Distinctive features common to the group include the use of tapered columns with urn capitals, delicately pierced sides and swagged ormolu mounts often virtually identical to those on the example offered here. The group is discussed by Geoffrey de Bellaigue in The James A. de Rothschild Collection at Waddesdon Manor, Furniture and Gilt Bronzes, Fribourg, 1974, vol. I, pp. 164-9, cat. 34.
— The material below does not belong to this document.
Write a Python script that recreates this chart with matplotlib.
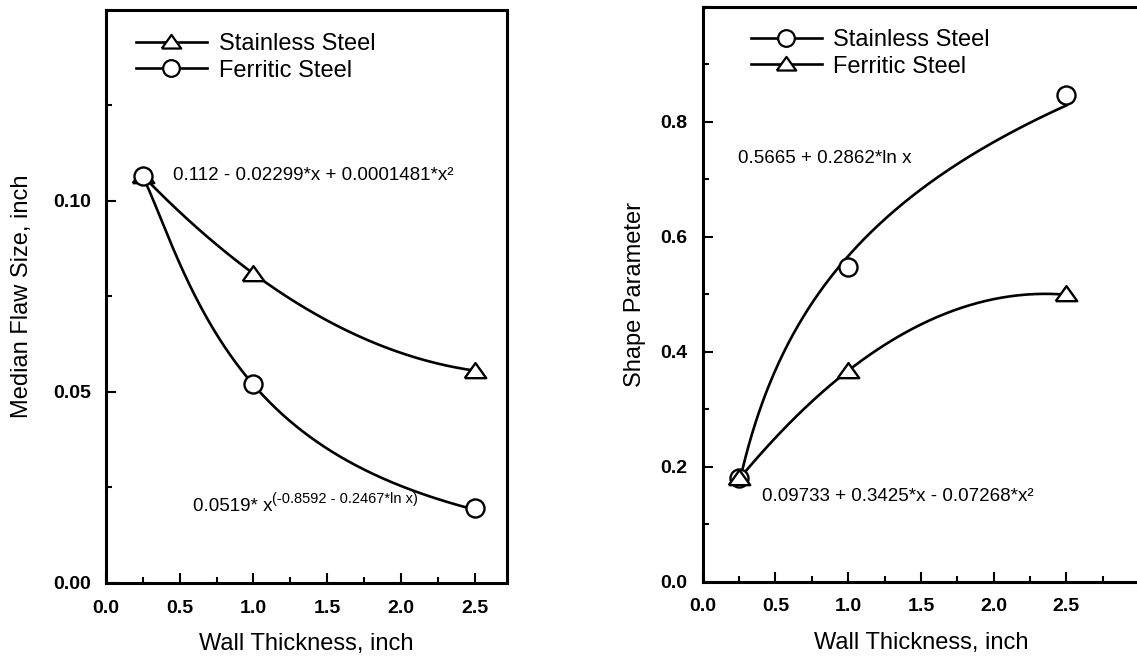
import numpy as np
import matplotlib
matplotlib.use("Agg")
import matplotlib.pyplot as plt
from matplotlib.ticker import MultipleLocator, FormatStrFormatter

plt.rcParams['font.family'] = ['Liberation Sans', 'DejaVu Sans']

# datos
thickness = [0.25, 1.0, 2.5]
flaw_stainless = [0.1066, 0.081, 0.0556]
flaw_ferritic = [0.1066, 0.0521, 0.0195]
shape_stainless = [0.180, 0.547, 0.846]
shape_ferritic = [0.180, 0.366, 0.500]

# coeficientes de los ajustes (del texto de la figura)
flaw_fer_coef = [0.0519, -0.8592, -0.2467]
shape_ss_coef = [0.5665, 0.2862]
shape_fer_coef = [0.09733, 0.3425, -0.07268]

eq_flaw_ss = "0.112 - 0.02299*x + 0.0001481*x\u00b2"
eq_flaw_fer = "0.0519* x"
eq_flaw_fer_exp = "(-0.8592 - 0.2467*ln x)"
eq_shape_ss = "0.5665 + 0.2862*ln x"
eq_shape_fer = "0.09733 + 0.3425*x - 0.07268*x\u00b2"

xx = np.linspace(0.25, 2.5, 200)

# triangulo algo mas bajo que el '^' de matplotlib
tri = [(-1, -0.62), (1, -0.62), (0, 0.78), (-1, -0.62)]

fig = plt.figure(figsize=(11.37, 6.58), dpi=100)
ax1 = fig.add_axes([0.0932, 0.114, 0.3527, 0.8708])
ax2 = fig.add_axes([0.618, 0.116, 0.3839, 0.8734])

LW = 1.9
line_kw = dict(color='k', lw=LW)
pt_kw = dict(ls='none', markerfacecolor='white',
             markeredgecolor='k', markeredgewidth=1.7, zorder=3)
leg_kw = dict(color='k', ls='-', lw=LW, markerfacecolor='white',
              markeredgecolor='k', markeredgewidth=1.6)
MS_O, MS_T = 13, 15.5


def style_axes(ax, xmax, ymax, yticks, yminor, yfmt, ylabel, ypad):
    ax.set_xlim(0, xmax)
    ax.set_ylim(0, ymax)
    ax.set_xticks([0.0, 0.5, 1.0, 1.5, 2.0, 2.5])
    ax.xaxis.set_minor_locator(MultipleLocator(0.25))
    ax.set_yticks(yticks)
    ax.yaxis.set_minor_locator(MultipleLocator(yminor))
    ax.xaxis.set_major_formatter(FormatStrFormatter('%.1f'))
    ax.yaxis.set_major_formatter(FormatStrFormatter(yfmt))
    ax.tick_params(which='both', direction='in', top=False, right=False, width=1.5)
    ax.tick_params(which='major', length=7)
    ax.tick_params(which='minor', length=4)
    ax.tick_params(axis='x', which='major', pad=12)
    ax.tick_params(axis='y', which='major', pad=11)
    for lab in ax.get_xticklabels() + ax.get_yticklabels():
        lab.set_fontweight('bold')
        lab.set_fontsize(14)
    for sp in ax.spines.values():
        sp.set_linewidth(2.2)
    ax.set_xlabel("Wall Thickness, inch", fontsize=17, labelpad=12)
    ax.set_ylabel(ylabel, fontsize=17, labelpad=ypad)


# --- panel izquierdo ---
p = np.polyfit(thickness, flaw_stainless, 2)
ax1.plot(xx, np.polyval(p, xx), **line_kw)
a, b, c = flaw_fer_coef
ax1.plot(xx, a * xx ** (b + c * np.log(xx)), **line_kw)
ax1.plot(thickness, flaw_stainless, marker=tri, markersize=MS_T, **pt_kw)
ax1.plot(thickness, flaw_ferritic, marker='o', markersize=MS_O, **pt_kw)
h1, = ax1.plot([], [], marker=tri, markersize=MS_T - 1.5, label='Stainless Steel', **leg_kw)
h2, = ax1.plot([], [], marker='o', markersize=MS_O - 1, label='Ferritic Steel', **leg_kw)
ax1.legend(handles=[h1, h2], loc='upper left', bbox_to_anchor=(0.075, 0.96),
           frameon=False, fontsize=17, numpoints=1, handlelength=3.0,
           handletextpad=0.5, labelspacing=0.2, borderpad=0, borderaxespad=0)
ax1.text(0.455, 0.1066, eq_flaw_ss, fontsize=13.5, ha='left', va='center')
t = ax1.text(0.59, 0.0200, eq_flaw_fer, fontsize=13.5, ha='left', va='center')
ax1.annotate(eq_flaw_fer_exp, xy=(1.0, 0.55), xycoords=t, fontsize=10.5,
             ha='left', va='bottom')
style_axes(ax1, 2.72, 0.15, [0.0, 0.05, 0.10], 0.025, '%.2f',
           "Median Flaw Size, inch", 14)

# --- panel derecho ---
a, b = shape_ss_coef
ax2.plot(xx, a + b * np.log(xx), **line_kw)
a, b, c = shape_fer_coef
ax2.plot(xx, a + b * xx + c * xx ** 2, **line_kw)
ax2.plot(thickness, shape_stainless, marker='o', markersize=MS_O, **pt_kw)
ax2.plot(thickness, shape_ferritic, marker=tri, markersize=MS_T, **pt_kw)
h3, = ax2.plot([], [], marker='o', markersize=MS_O - 1, label='Stainless Steel', **leg_kw)
h4, = ax2.plot([], [], marker=tri, markersize=MS_T - 1.5, label='Ferritic Steel', **leg_kw)
ax2.legend(handles=[h3, h4], loc='upper left', bbox_to_anchor=(0.11, 0.962),
           frameon=False, fontsize=17, numpoints=1, handlelength=3.0,
           handletextpad=0.5, labelspacing=0.2, borderpad=0, borderaxespad=0)
ax2.text(0.245, 0.736, eq_shape_ss, fontsize=13.5, ha='left', va='center')
ax2.text(0.405, 0.148, eq_shape_fer, fontsize=13.5, ha='left', va='center')
style_axes(ax2, 3.0, 1.0, [0.0, 0.2, 0.4, 0.6, 0.8], 0.1, '%.1f',
           "Shape Parameter", 10)

fig.savefig("out.png", dpi=100)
The group includes the following examples:
one in the Conservatoire National des Arts et Métiers, Paris; a pair in the Musée du Serail, Istanbul, originally a gift to Sultan Selim II (reigned 1761-1808); one in the British Museum, the gift of E.J. Dingwall, 1968; one in a private collection (illustrated in Connaissance des Arts, Le Dix-Huitième Siècle Français, Paris, 1956, p. 120, fig. A); one formerly in the collection of Madame Hallé, Neuilly-sur-Seine, (illustrated in A. Chapuis and E. Gélis, Le Monde des Automates, Paris, 1928, vol. II, p. 134, fig. 408); one formerly in the collection of Mrs. James A. de Rothschild, sold Christie's London, 20 June 1972, lot 68; one sold from a private collection, Sotheby's Monaco, 26-7 May 1985, lot 1228; and a final example sold anonymously at Christie's New York, 23 October 1998, lot 23 ($36,800).
The concept of an automation imitating live birdsong was evidently popular in fashionable circles and as early as 1754 the duc de Cröy recorded in his diary 'je vis avec plaisir une pendule de la Marquise [de Pompadour] avec un serin sifflant plusieurs airs, faite avec soin'.
The firm of Pierre Jacquet-Droz, which specialized in these charming birdcage clocks, was originally established at La Caux-de-Fonds and later at Geneva. It was continued by his son Henri-Louis (1752-1791) and carried on under various owners until 1835.